Pelo contrário, no anime, com todos os cortes feitos na historia temos apenas 6 episódios sem Norman até que ele volta, completamente aleatoriamente num beco de uma cidade no meio do deserto, que com muita conveniência aparece para salvar Emma e Ray que estavam prestar a ser capturados por demónios.
Este regresso não tem qualquer emoção ou suspense e perde todo o impacto, não só para fás do magna, mas até para qualquer fã que só segue o anime. Uma boa comparação para quão insatisfatório este regresso foi, imaginem que Gandalf, após o seu emotivo sacrífico em A Irmandade do Anel regressava no início de As Duas Torres, aparecendo em frente a Aragorn numa qualquer estrada da Terra Média.
Como fã do manga, e de boas histórias, esta temporada está a ser uma desilusão, especialmente as decisões tomadas nos últimos dois episódios. Ainda estamos a meio da segunda temporada e por isso alguns fãs esperam que o anime esteja só a mudar a ordem dos arcos e ainda possamos ver Yugo, Lucas e as historias de Goldy Pond, mas eu não tenho essa esperança. E mesmo que isso aconteça, o regresso apressado de Norman muda completamente o significado desses arcos e como vão afetar o crescimento dos personagens.

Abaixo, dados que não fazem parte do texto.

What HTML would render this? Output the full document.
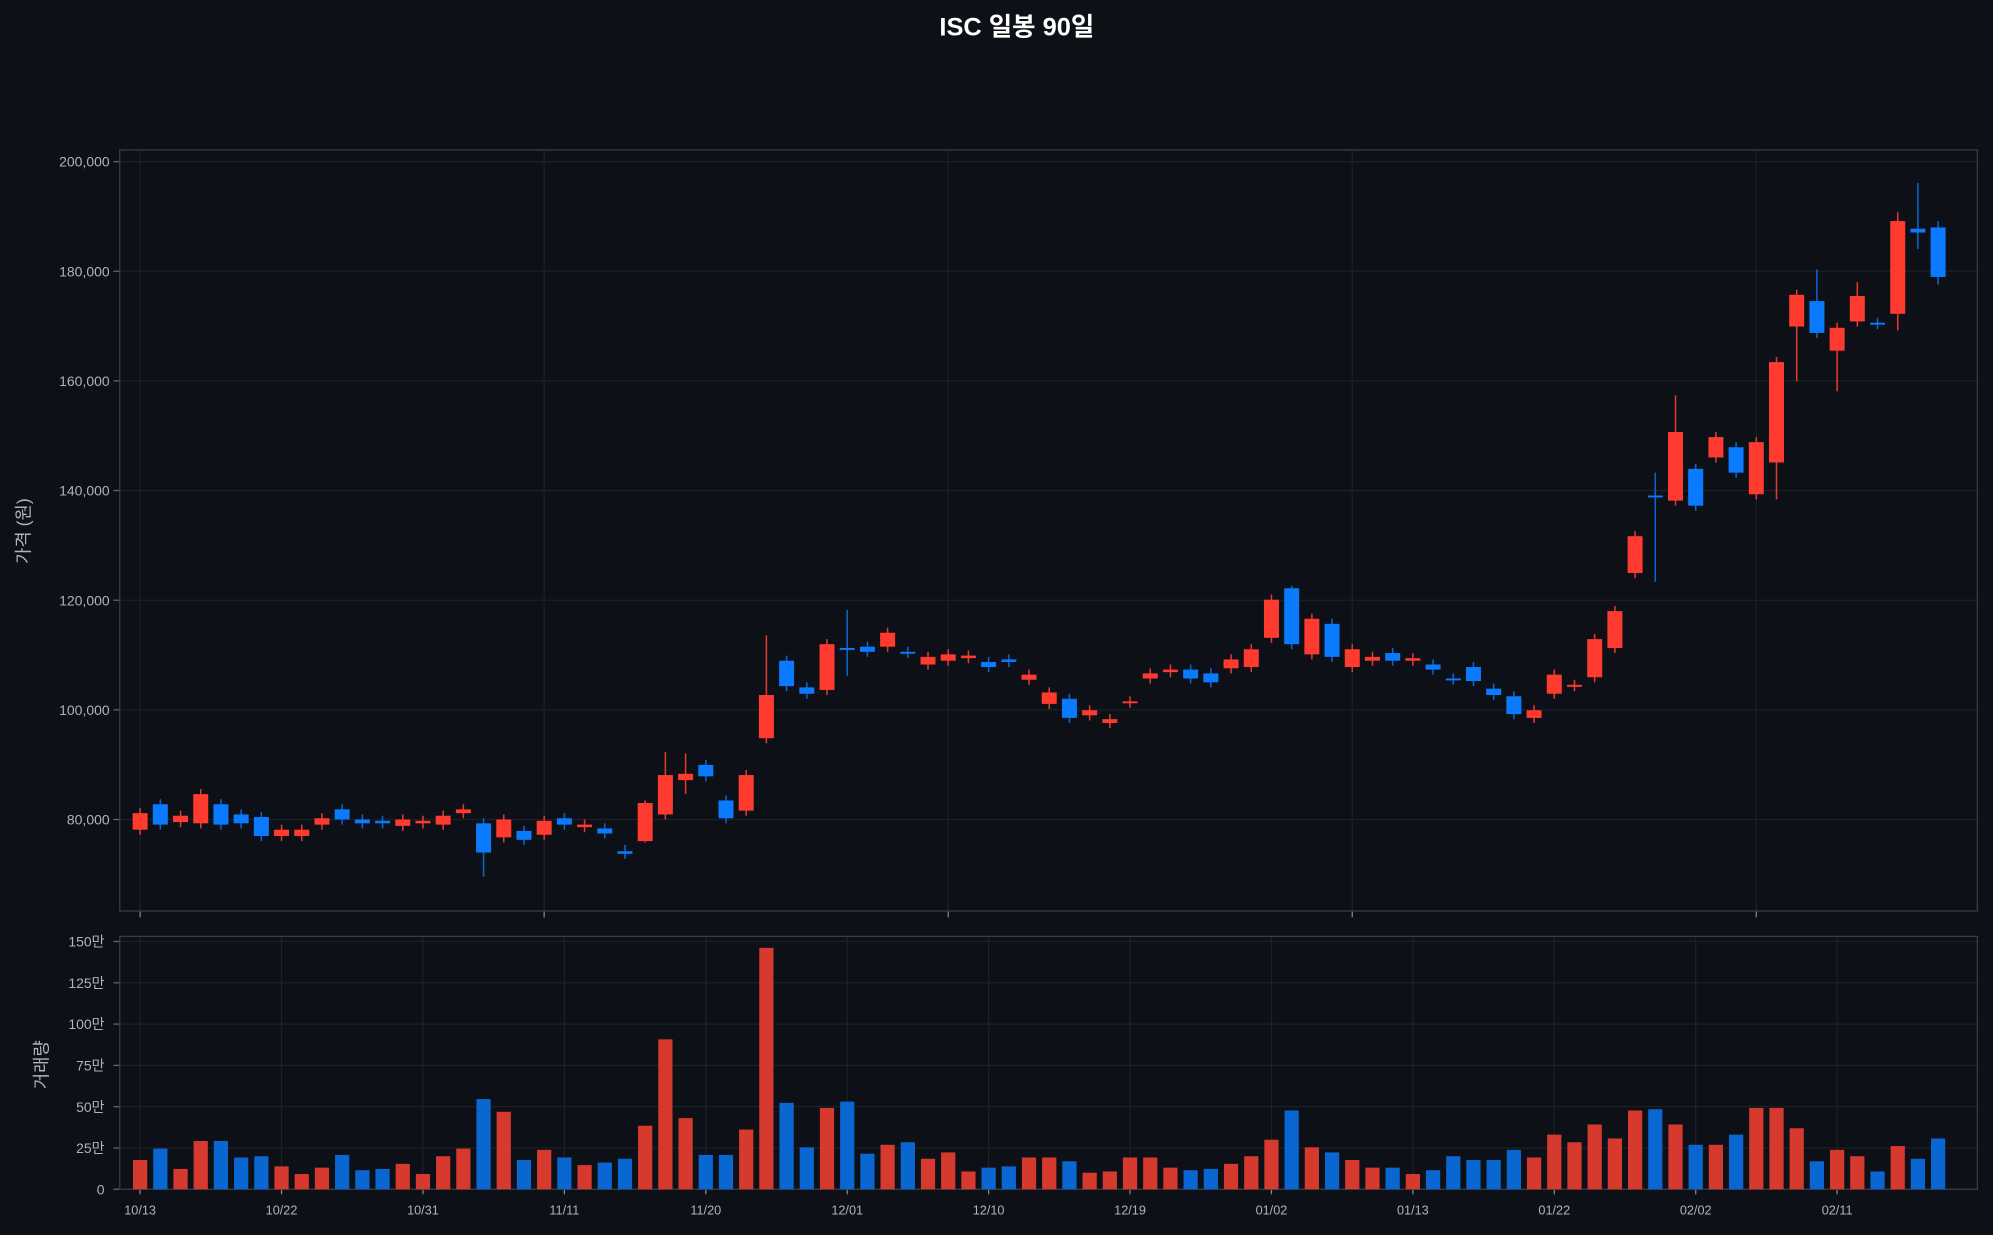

Como já devem ter percebido ao ler este artigo, estou muito desapontado com a direção que o anime está a seguir. Não só por cortar várias partes personagens, mas porque ao fazer isso estão completamente a modificar a mensagem que The Promised Neverland deve transmitir. Uma mensagem de união, amizade e superação de obstáculos está a ser substuída por uma historia à estilo Hollywood, onde tudo é bastante conveniente, os personagens principais não têm de se esforçar para atingir os seus objetivos e não crescem como personagem.
Como fã de The Promised Neverland e dos seus personagens, gostava de estar a escrever uma extremamente positiva análise ao anime e de poder dizer que espero que o anime consiga ultrapassar estes erros cometidos, mas infelizmente se há algo que vários estúdios de anime nos mostraram é que são incapazes de admitir que erros e vão forçá-los até ao limite.
Assim, infelizmente, não espero nada para além da continuação de vários erros e decisões que vão arruinar a historia original que todos adoramos. Por isso, um último conselho que vos posso deixar é, se têm interesse em ver que alterações vão ser feitas no anime, continuem a acompanhá-lo, mas se querem viver a verdadeira experiência de The Promised Neverland leiam o manga e percebam o porque de ter uma comunidade tão apaixonada.